- Born: David Gray 9 January 1961 Kirkwall, Scotland
- Died: 21 February 2024 (aged 63) Edinburgh, Scotland
- Occupation: Broadcaster
- Years active: 1990-2024
- Career
- Station: BBC Radio Orkney
- Style: Former radio presenter and journalist

= Dave Gray (broadcaster) =

Former British broadcaster

David Gray (9 January 1961 – 21 February 2024) was a Scottish broadcaster, journalist, senior producer and news editor at BBC Radio Orkney. He was one of the station’s most popular presenters, and was a public figure in Orkney until his death.

== Career ==
Gray was born in Kirkwall, Scotland. Gray started his career as a mechanic, fixing cars in a garage across from the BBC studio in Kirkwall. He then joined BBC Radio Orkney in Orkney, Scotland, and spent over thirty years at the station. From 2008 to 2021, Gray was the News Editor. Throughout his long career at the BBC, Gray presented various programmes on the station, starting with a metal programme, titled Metallic Gray, before working on their flagship news programme Around Orkney each weekday morning. Gray also interviewed many guests from the island, with an 'In Conversation' programme. Gray retired in 2021. Following the announcement of his retirement, Metallic Gray was brought back for a special edition under the title 60 Shades of Metallic Gray. He briefly returned in 2024 to do six weeks holiday cover.

Gray hosted various different events across Orkney, including for Orkney's Business Festival in 2016.

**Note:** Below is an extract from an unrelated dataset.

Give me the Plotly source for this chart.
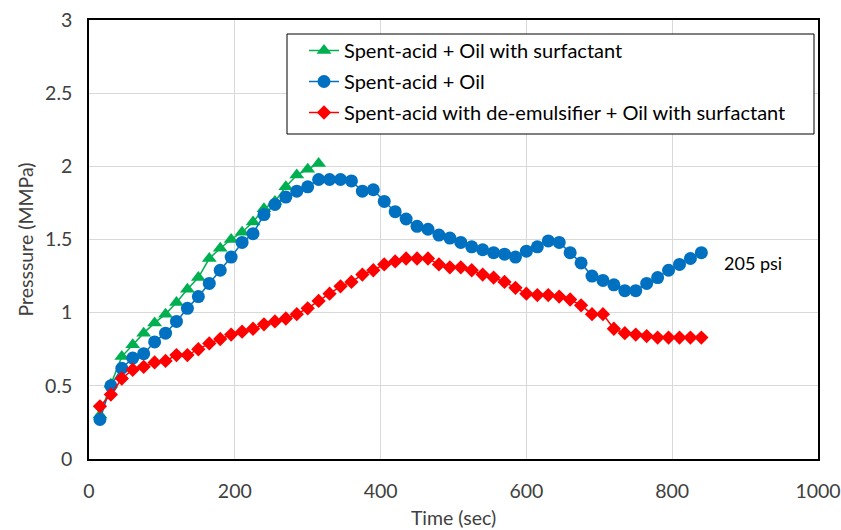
import plotly.graph_objects as go

time_green = [15, 30, 45, 60, 75, 90, 105, 120, 135, 150, 165, 180, 195, 210, 225, 240, 255, 270, 285, 300, 315]
p_green = [0.30, 0.51, 0.70, 0.78, 0.86, 0.93, 0.99, 1.07, 1.16, 1.24, 1.37, 1.44, 1.50, 1.55, 1.62, 1.71, 1.76, 1.86, 1.94, 1.98, 2.02]

time_full = [15 * i for i in range(1, 57)]
p_blue = [0.27, 0.50, 0.62, 0.69, 0.72, 0.80, 0.86, 0.94, 1.03, 1.11, 1.20, 1.29, 1.38, 1.48, 1.54,
          1.67, 1.74, 1.79, 1.83, 1.86, 1.91, 1.91, 1.91, 1.90, 1.83, 1.84, 1.76, 1.69, 1.64, 1.59,
          1.57, 1.53, 1.51, 1.48, 1.45, 1.43, 1.41, 1.40, 1.38, 1.42, 1.45, 1.49, 1.48, 1.41, 1.34,
          1.25, 1.22, 1.19, 1.15, 1.15, 1.20, 1.24, 1.29, 1.33, 1.37, 1.41]
p_red = [0.36, 0.44, 0.55, 0.61, 0.63, 0.66, 0.67, 0.71, 0.71, 0.75, 0.79, 0.82, 0.85, 0.87, 0.89,
         0.92, 0.94, 0.96, 0.99, 1.03, 1.08, 1.13, 1.18, 1.21, 1.26, 1.29, 1.33, 1.35, 1.37, 1.37,
         1.37, 1.33, 1.31, 1.31, 1.29, 1.26, 1.24, 1.21, 1.17, 1.13, 1.12, 1.12, 1.11, 1.09, 1.05,
         0.99, 0.99, 0.89, 0.86, 0.85, 0.84, 0.83, 0.83, 0.83, 0.83, 0.83]

names = ["Spent-acid + Oil with surfactant", "Spent-acid + Oil",
         "Spent-acid with de-emulsifier + Oil with surfactant"]
annotation_text = "205 psi"

FONT = "Lato"
FS = 19.5
W, H = 841, 530
ML, MR, MT, MB = 89, 23, 20, 71
PW, PH = W - ML - MR, H - MT - MB


def px_to_paper_x(px):
    return (px - ML) / PW


def px_to_paper_y(py):
    return (H - MB - py) / PH


fig = go.Figure()
fig.add_trace(go.Scatter(x=time_green, y=p_green, name=names[0], mode="lines+markers",
                         line=dict(color="#00B050", width=1.5),
                         marker=dict(symbol="triangle-up", size=13, color="#00B050"),
                         legendgroup="a"))
fig.add_trace(go.Scatter(x=time_full, y=p_blue, name=names[1], mode="lines+markers",
                         line=dict(color="#0070C0", width=1.5),
                         marker=dict(symbol="circle", size=13, color="#0070C0"),
                         legendgroup="b"))
fig.add_trace(go.Scatter(x=time_full, y=p_red, name=names[2], mode="lines+markers",
                         line=dict(color="#FF0000", width=1.5),
                         marker=dict(symbol="diamond", size=11, color="#FF0000"),
                         legendgroup="c"))

fig.add_annotation(x=868, y=1.34, text=annotation_text, showarrow=False, xanchor="left",
                   font=dict(family=FONT, size=18, color="#000000"))

# legend frame (white box with black border)
fig.add_shape(type="rect", xref="paper", yref="paper",
              x0=px_to_paper_x(287), x1=px_to_paper_x(814),
              y0=px_to_paper_y(134), y1=px_to_paper_y(34),
              line=dict(color="#000000", width=1), fillcolor="white", layer="above")

axis_common = dict(showline=True, linecolor="#000000", linewidth=1.5, mirror=True,
                   showgrid=True, gridcolor="#d9d9d9", gridwidth=1, zeroline=False,
                   automargin=False,
                   ticks="", tickfont=dict(family=FONT, size=FS, color="#404040"),
                   title_font=dict(family=FONT, size=FS, color="#404040"))
fig.update_xaxes(range=[0, 1000], dtick=200, title_text="Time (sec)", title_standoff=10,
                 ticklabelstandoff=14, **axis_common)
fig.update_yaxes(range=[0, 3], dtick=0.5, title_text="Presssure (MMPa)", title_standoff=6,
                 ticklabelstandoff=11, **axis_common)

fig.update_layout(
    width=W, height=H,
    margin=dict(l=ML, r=MR, t=MT, b=MB),
    paper_bgcolor="white", plot_bgcolor="white",
    font=dict(family=FONT, size=FS, color="#000000"),
    legend=dict(x=px_to_paper_x(304), y=px_to_paper_y(31), xanchor="left", yanchor="top",
                bgcolor="rgba(0,0,0,0)", borderwidth=0,
                tracegroupgap=2, font=dict(family=FONT, size=20, color="#000000")),
)

fig.write_html("out.html", config={"displayModeBar": False},
               post_script="document.body.style.margin='0';document.body.style.padding='0';")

In 2021, Gray was a guest on the BBC podcast Scotland Outdoors for BBC Radio Scotland.

==Death==
Gray died suddenly in an Edinburgh hospital on 21 February 2024 following a short illness. He was 63. Tributes were shared across social media from family, friends, colleagues and listeners. BBC Scotland News managing editor, Peter MacRae, said "The Orkney audience took Dave to their hearts because he was the same person on air as off. He was passionate about Orkney and local journalism and a strong advocate for maintaining the BBC's commitment to Scotland's rural communities." Gray interviewed ITV broadcaster Lorraine Kelly shortly before his death, with Kelly paying tribute on Instagram, "Just heard the very sad news that BBC Radio Orkney legend Dave Gray has died. I saw him just two weeks ago when I was in Orkney and we had a great chat. He will be sorely missed - my sincere condolences to his family and all of his friends."

==Legacy==
Gray remains a well known figure in Orkney. Programmes and interviews presented by him have occasionally been repeated on BBC Radio Orkney. The February 2025 edition of compilation programme Orkney Prime Cuts, broadcast on 27th February 2025, was produced as a tribute to Gray. During the hour long programme, the previously untransmitted pilot of the radio comedy Portree Broadcasting Corporation was aired for the first time. It was recorded in 2004, and features Gray and other BBC radio presenters in Scotland.